Adolphe Monod (1802-1856), le plus célèbre des orateurs protestants français du XIXe siècle, ne sera jamais soluble dans le néo-calvinisme américain. En tête de ce recueil de cinq sermons sur l’apôtre Paul, il importe de le signaler, non dans une intention agressive, mais dans le souci de préserver ces beaux et puissants messages de toute tentative de récupération.
Adolphe Monod a été assurément un protestant évangélique orthodoxe dans sa théologie, croyant aux dogmes essentiels qui la définissent : l’inspiration de l’Écriture, le péché originel, la Trinité, la Rédemption, l’Élection, la Prédestination… Mais homme du Réveil, il n’a jamais placé son identité, ou sa fierté, dans un système théologique faussement rigoureux. Monod appartient à cette lignée de pasteurs commencée avec Samuel Vincent, Vinet, Verny, qui se sont distancés aussi bien du rationalisme de la Révolution française, que de la froide scolastique réformée du XVIIe siècle. On ne trouve dans ses sermons rien de ces étalages pédantesques de termes d’école, rien de ces présomptions métaphysiques outrées, rien de ce pharisaïsme académique, qui caractérisent trop souvent la mode néo-calviniste.
A ce géant évangélique pourrait s’appliquer ce que lui-même disait de l’Écriture : « la Bible, le plus pratique et le moins systématique des livres… » Adolphe Monod, le plus pratique, et le moins systématique des théologiens… Peu systématique, car ses discours sur saint Paul ne se laissent pas étiqueter, ils ne sont ni thématiques, ni exégétiques, ni textuels, ils sont vivants ! Même à l’écrit on sent battre le cœur d’où ils sont sortis. Pratique, parce que l’orateur vise, non à persuader l’auditeur de son grand savoir, mais à l’entraîner, à l’émuler pour suivre le Seigneur Jésus-Christ à travers l’apôtre. Dans le quatrième sermon en particulier, celui sur la personnalité de Paul, Monod s’adresse aux jeunes de l’Église, eux qui plus tard devront prendre le relais et continuer l’œuvre du réveil. Quel conseil leur laisse-t-il ? Se barder de titres ronflants ? se muscler de force philosophique ? Non, mais au contraire de savoir mettre, comme saint Paul, toutes leurs faiblesses au service du Maître.

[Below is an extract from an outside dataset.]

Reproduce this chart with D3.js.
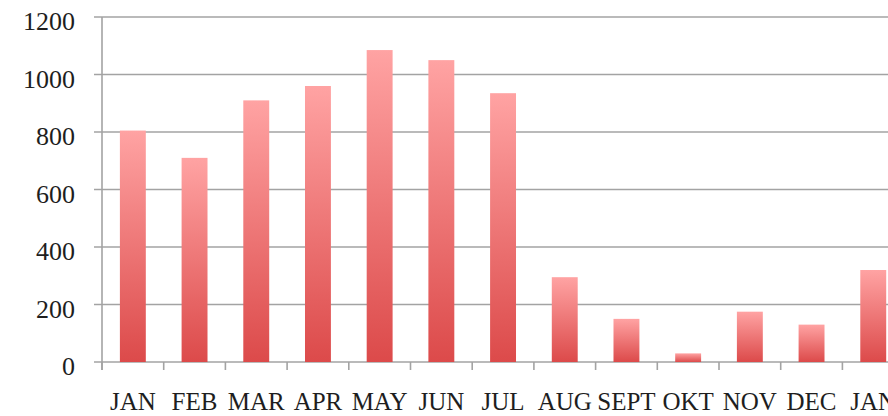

Dans le cinquième discours, qui est l’aboutissement des précédents, Monod aborde ce qu’il avait coutume d’appeler « la plaie du réveil » : le danger de tomber dans une orthodoxie biblique morte, un christianisme confortable, un refus de porter toute croix personnelle. Que ferait Paul aujourd’hui, en 1850, pour relever l’Église de sa décadence, se demande le prédicateur ? Il ne peut le savoir en détail, mais il est certain d’une chose, c’est que l’apôtre nous presserait encore d’être ses imitateurs comme lui-même l’était de Christ. A notre tour nous pourrions nous demander ce que prêcherait Adolphe Monod, s’il avait à nous parler aujourd’hui, deux siècles plus tard. N’en doutons pas, la réponse se trouve contenue dans les pages qui suivent.